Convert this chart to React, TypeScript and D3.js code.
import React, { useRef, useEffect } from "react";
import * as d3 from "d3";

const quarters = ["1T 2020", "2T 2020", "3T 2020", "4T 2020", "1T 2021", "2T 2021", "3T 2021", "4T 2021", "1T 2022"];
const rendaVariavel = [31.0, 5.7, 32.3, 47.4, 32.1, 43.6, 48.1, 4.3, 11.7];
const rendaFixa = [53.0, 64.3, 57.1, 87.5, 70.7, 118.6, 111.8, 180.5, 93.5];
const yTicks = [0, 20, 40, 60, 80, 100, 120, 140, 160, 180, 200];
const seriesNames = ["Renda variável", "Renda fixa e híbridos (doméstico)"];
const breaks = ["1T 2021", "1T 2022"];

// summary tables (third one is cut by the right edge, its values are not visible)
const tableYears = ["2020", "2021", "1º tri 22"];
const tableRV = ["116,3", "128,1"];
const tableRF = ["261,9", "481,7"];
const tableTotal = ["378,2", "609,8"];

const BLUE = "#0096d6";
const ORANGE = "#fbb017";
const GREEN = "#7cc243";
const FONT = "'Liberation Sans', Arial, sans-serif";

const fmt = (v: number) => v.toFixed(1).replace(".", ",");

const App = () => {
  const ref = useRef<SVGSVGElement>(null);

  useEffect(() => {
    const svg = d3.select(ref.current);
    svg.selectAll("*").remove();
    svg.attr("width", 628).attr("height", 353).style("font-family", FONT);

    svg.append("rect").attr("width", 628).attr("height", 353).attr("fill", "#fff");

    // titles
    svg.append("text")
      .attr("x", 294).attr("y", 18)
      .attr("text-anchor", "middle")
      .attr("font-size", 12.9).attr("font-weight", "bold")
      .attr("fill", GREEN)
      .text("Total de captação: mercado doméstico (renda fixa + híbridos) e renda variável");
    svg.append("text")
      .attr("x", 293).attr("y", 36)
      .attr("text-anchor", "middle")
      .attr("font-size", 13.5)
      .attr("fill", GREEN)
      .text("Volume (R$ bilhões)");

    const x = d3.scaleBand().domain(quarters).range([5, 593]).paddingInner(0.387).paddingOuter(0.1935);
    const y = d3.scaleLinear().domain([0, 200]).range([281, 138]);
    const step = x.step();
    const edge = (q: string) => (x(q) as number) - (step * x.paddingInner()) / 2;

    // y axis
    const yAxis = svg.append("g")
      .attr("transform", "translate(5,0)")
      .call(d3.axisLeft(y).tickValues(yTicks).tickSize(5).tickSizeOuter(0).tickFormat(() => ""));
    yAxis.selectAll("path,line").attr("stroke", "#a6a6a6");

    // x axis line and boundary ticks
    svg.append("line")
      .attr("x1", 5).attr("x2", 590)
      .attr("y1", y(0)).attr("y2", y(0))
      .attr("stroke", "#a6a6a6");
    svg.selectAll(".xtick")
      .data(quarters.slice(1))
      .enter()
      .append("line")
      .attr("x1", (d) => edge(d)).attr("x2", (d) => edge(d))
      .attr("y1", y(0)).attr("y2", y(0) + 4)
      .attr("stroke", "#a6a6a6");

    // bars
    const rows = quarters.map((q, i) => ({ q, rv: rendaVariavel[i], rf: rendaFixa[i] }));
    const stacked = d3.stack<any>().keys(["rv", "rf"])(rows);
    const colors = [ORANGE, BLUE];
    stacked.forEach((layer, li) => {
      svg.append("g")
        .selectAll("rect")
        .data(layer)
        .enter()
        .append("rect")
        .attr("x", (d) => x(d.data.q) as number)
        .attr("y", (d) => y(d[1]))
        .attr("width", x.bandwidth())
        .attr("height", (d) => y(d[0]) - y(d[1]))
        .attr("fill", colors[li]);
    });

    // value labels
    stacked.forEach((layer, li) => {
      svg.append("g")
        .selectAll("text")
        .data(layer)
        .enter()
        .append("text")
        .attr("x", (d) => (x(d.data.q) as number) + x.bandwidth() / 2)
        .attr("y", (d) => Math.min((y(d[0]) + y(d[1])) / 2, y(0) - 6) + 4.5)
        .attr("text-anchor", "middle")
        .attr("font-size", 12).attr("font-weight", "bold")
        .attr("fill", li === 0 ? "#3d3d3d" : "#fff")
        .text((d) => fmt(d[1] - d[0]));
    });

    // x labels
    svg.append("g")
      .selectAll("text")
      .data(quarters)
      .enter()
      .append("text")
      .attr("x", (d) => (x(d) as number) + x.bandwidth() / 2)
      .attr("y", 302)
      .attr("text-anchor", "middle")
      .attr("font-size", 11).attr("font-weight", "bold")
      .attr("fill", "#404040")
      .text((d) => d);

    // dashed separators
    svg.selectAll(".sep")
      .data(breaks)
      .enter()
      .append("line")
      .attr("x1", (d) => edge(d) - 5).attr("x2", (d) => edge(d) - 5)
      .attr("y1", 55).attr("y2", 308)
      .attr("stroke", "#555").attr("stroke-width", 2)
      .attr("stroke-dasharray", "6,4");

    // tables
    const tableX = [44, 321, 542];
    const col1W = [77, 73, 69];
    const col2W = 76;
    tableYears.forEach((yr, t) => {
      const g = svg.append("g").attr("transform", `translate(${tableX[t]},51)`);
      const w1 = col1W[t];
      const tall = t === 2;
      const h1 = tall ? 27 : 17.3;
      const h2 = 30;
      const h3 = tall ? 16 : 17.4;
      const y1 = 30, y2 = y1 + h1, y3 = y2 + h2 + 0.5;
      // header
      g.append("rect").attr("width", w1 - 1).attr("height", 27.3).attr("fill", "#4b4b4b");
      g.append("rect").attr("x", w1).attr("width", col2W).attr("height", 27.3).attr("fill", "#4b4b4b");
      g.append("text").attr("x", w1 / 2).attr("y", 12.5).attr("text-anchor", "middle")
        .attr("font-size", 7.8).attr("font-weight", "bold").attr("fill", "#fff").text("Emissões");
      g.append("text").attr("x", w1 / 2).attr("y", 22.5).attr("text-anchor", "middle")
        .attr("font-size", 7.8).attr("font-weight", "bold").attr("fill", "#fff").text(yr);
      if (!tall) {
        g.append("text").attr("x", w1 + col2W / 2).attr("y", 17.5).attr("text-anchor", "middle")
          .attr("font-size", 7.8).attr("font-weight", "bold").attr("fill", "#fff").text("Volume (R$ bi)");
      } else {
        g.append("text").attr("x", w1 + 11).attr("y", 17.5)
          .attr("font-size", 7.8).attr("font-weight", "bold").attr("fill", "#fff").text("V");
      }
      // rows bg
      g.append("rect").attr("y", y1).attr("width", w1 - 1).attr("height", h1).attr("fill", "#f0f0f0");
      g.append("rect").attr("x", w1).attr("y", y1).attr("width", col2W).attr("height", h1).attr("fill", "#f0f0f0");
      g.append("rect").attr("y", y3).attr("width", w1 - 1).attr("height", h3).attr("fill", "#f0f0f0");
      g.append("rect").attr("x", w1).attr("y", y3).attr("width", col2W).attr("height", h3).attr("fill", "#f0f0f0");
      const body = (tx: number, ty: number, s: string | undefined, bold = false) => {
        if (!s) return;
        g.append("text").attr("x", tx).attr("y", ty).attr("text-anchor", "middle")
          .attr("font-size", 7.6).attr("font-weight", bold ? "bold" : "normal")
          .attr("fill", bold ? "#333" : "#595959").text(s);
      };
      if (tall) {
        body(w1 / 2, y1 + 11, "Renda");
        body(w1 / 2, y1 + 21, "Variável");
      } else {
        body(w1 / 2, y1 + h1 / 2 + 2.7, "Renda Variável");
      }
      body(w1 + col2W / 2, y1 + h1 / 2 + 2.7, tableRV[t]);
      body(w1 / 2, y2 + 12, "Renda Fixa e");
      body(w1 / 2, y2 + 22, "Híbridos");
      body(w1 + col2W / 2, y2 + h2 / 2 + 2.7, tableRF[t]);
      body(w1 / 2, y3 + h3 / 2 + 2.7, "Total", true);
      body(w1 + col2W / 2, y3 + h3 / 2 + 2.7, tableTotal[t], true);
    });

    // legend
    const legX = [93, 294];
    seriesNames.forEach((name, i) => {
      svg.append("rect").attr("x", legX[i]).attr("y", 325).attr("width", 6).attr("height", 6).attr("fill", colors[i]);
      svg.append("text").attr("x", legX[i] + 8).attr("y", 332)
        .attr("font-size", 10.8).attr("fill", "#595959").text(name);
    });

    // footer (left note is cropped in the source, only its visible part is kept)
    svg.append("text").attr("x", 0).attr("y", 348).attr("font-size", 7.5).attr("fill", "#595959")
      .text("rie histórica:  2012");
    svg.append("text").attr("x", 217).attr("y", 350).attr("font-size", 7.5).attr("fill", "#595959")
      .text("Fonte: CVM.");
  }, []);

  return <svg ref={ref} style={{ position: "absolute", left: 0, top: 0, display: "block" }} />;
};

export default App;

........

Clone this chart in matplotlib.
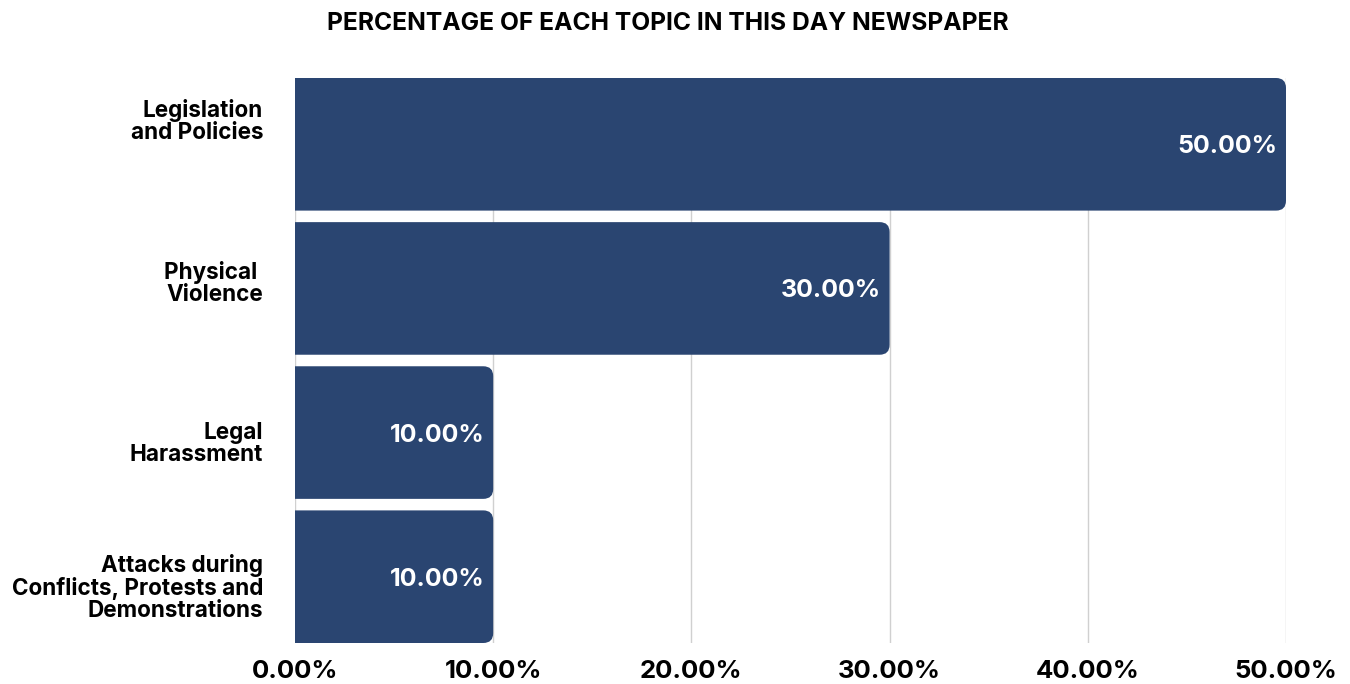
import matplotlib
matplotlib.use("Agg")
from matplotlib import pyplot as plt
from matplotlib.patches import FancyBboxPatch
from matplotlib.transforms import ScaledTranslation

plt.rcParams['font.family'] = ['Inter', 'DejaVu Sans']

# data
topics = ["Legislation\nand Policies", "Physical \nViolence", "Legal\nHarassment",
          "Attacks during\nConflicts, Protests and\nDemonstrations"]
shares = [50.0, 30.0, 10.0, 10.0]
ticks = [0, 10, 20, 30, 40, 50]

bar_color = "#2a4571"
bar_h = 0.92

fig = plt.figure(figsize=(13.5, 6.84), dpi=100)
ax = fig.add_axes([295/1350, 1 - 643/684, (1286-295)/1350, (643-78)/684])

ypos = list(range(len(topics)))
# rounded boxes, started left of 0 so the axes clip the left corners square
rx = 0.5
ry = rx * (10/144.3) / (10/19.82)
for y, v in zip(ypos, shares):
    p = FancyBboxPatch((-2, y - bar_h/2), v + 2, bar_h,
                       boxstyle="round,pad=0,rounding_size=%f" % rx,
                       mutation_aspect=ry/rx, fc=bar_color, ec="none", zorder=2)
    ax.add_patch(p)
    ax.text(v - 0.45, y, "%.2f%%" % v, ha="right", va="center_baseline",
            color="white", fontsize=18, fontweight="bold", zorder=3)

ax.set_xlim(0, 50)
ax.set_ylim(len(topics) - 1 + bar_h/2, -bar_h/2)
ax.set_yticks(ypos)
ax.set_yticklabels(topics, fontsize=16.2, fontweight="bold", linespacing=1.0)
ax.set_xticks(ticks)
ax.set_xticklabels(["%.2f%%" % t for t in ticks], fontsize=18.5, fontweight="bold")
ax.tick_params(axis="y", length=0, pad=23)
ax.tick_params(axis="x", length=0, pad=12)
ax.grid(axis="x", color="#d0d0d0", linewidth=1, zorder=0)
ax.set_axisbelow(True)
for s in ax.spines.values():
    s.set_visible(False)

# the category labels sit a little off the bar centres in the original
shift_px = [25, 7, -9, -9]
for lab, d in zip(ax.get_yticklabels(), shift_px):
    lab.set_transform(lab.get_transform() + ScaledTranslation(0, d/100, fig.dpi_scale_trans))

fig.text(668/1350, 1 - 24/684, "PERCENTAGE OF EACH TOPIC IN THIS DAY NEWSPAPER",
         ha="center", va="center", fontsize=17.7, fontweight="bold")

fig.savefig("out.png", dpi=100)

........

■ **PROMPT**: Repeat exactly, and only, the entries from the line with "Clone this chart in matplotlib." through the line with "ScaledTranslation(0, d/100, fig.dpi_scale_trans))". Pictures are skipped.

■ **REPLY TO THE TASK**:
Clone this chart in matplotlib.
import matplotlib
matplotlib.use("Agg")
from matplotlib import pyplot as plt
from matplotlib.patches import FancyBboxPatch
from matplotlib.transforms import ScaledTranslation

plt.rcParams['font.family'] = ['Inter', 'DejaVu Sans']

# data
topics = ["Legislation\nand Policies", "Physical \nViolence", "Legal\nHarassment",
          "Attacks during\nConflicts, Protests and\nDemonstrations"]
shares = [50.0, 30.0, 10.0, 10.0]
ticks = [0, 10, 20, 30, 40, 50]

bar_color = "#2a4571"
bar_h = 0.92

fig = plt.figure(figsize=(13.5, 6.84), dpi=100)
ax = fig.add_axes([295/1350, 1 - 643/684, (1286-295)/1350, (643-78)/684])

ypos = list(range(len(topics)))
# rounded boxes, started left of 0 so the axes clip the left corners square
rx = 0.5
ry = rx * (10/144.3) / (10/19.82)
for y, v in zip(ypos, shares):
    p = FancyBboxPatch((-2, y - bar_h/2), v + 2, bar_h,
                       boxstyle="round,pad=0,rounding_size=%f" % rx,
                       mutation_aspect=ry/rx, fc=bar_color, ec="none", zorder=2)
    ax.add_patch(p)
    ax.text(v - 0.45, y, "%.2f%%" % v, ha="right", va="center_baseline",
            color="white", fontsize=18, fontweight="bold", zorder=3)

ax.set_xlim(0, 50)
ax.set_ylim(len(topics) - 1 + bar_h/2, -bar_h/2)
ax.set_yticks(ypos)
ax.set_yticklabels(topics, fontsize=16.2, fontweight="bold", linespacing=1.0)
ax.set_xticks(ticks)
ax.set_xticklabels(["%.2f%%" % t for t in ticks], fontsize=18.5, fontweight="bold")
ax.tick_params(axis="y", length=0, pad=23)
ax.tick_params(axis="x", length=0, pad=12)
ax.grid(axis="x", color="#d0d0d0", linewidth=1, zorder=0)
ax.set_axisbelow(True)
for s in ax.spines.values():
    s.set_visible(False)

# the category labels sit a little off the bar centres in the original
shift_px = [25, 7, -9, -9]
for lab, d in zip(ax.get_yticklabels(), shift_px):
    lab.set_transform(lab.get_transform() + ScaledTranslation(0, d/100, fig.dpi_scale_trans))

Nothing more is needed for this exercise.